Das wird etwas verklärt. Die Debatten damals, die Sendungen im TV, das waren ja alles Unikate. Damals spielte der Wahlkampf im allgemeinen Programm nicht diese große Rolle wie heute. Ich erinnere mich an 1969, als die große Koalition zu Wiederwahl antrat, da haben wir in der ARD dazu zunächst mal richtige Filme über Sachthemen gemacht und uns auf diese Weise langsam an die Fernsehdiskussion herangearbeitet. Das muss man sich heute mal vorstellen. Sehr witzig war übrigens, dass Kurt Georg Kiesinger, der damalige Kanzler, es unter seiner Würde fand, überhaupt an so einer Sendung teilzunehmen.

Er sagte, es sei nicht Aufgabe des Kanzlers, sich auf ein Stühlchen zu setzen und zu warten, dass man ihm das Wort erteilt…

Genau so war's! Aber er ist dann doch hingegangen.

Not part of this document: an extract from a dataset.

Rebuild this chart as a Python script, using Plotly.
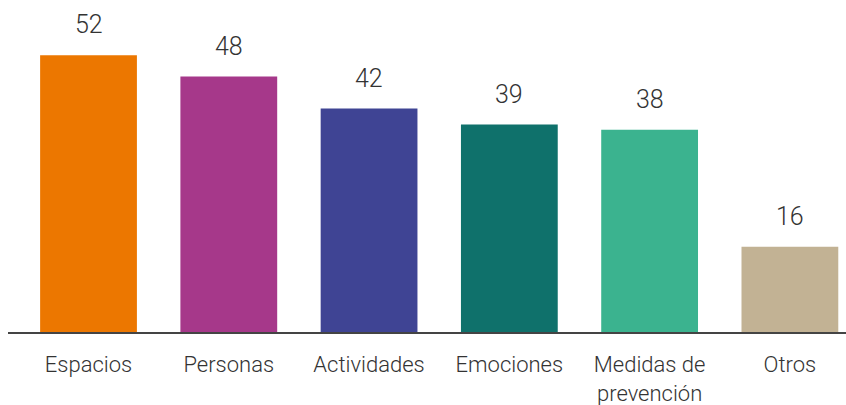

Und wie war's bei Kanzler Schmidt und Herausforderer Kohl?

Schmidt hat sich zunächst geweigert, seinem Kontrahenten Kohl Rede und Antwort zu stehen. Das gab ein Riesentheater, ,Schmidtchen Schleicher’ höhnte die Union.

Und als Kohl Kanzler war?

Als wir ihn, der früher immer das Duell gefordert hatte, zum Interview mit Hans-Jochen Vogel baten, sagte er erst mal: ,Ich denke ja nicht daran.’

Auch Brandt war so, als er den Kanzlerjob hatte.

Ja, dann kam er nur noch zähneknirschend.

Das alles spricht doch sehr für Fernsehduelle!

Natürlich. Und bedenken Sie: Manche dieser Sendungen dauerten, als es noch keine Privatsender gab, zwei bis vier Stunden und hatten 35 bis 40 Millionen Zuschauer. Das war schon was! Ein echtes meinungsbildendes Angebot.

Wäre es nicht besser, man würde alle Regularien abschaffen, die Berater – Spin-Doktoren genannt – wegsperren und beiden Kandidaten eine Flasche Wein hinstellen, damit sie mal ganz ungezwungen reden könnten?

Das würde die TV-Welt sicher verändern, aber das wird keiner machen. Diese Lockerheit bringt keiner auf, weder Bundeskanzlerin Angela Merkel noch ihr Herausforderer. Aber die Spin-Doktoren würde ich alle des Landes verweisen, denn sie richten mehr Unheil an als sie Gutes tun.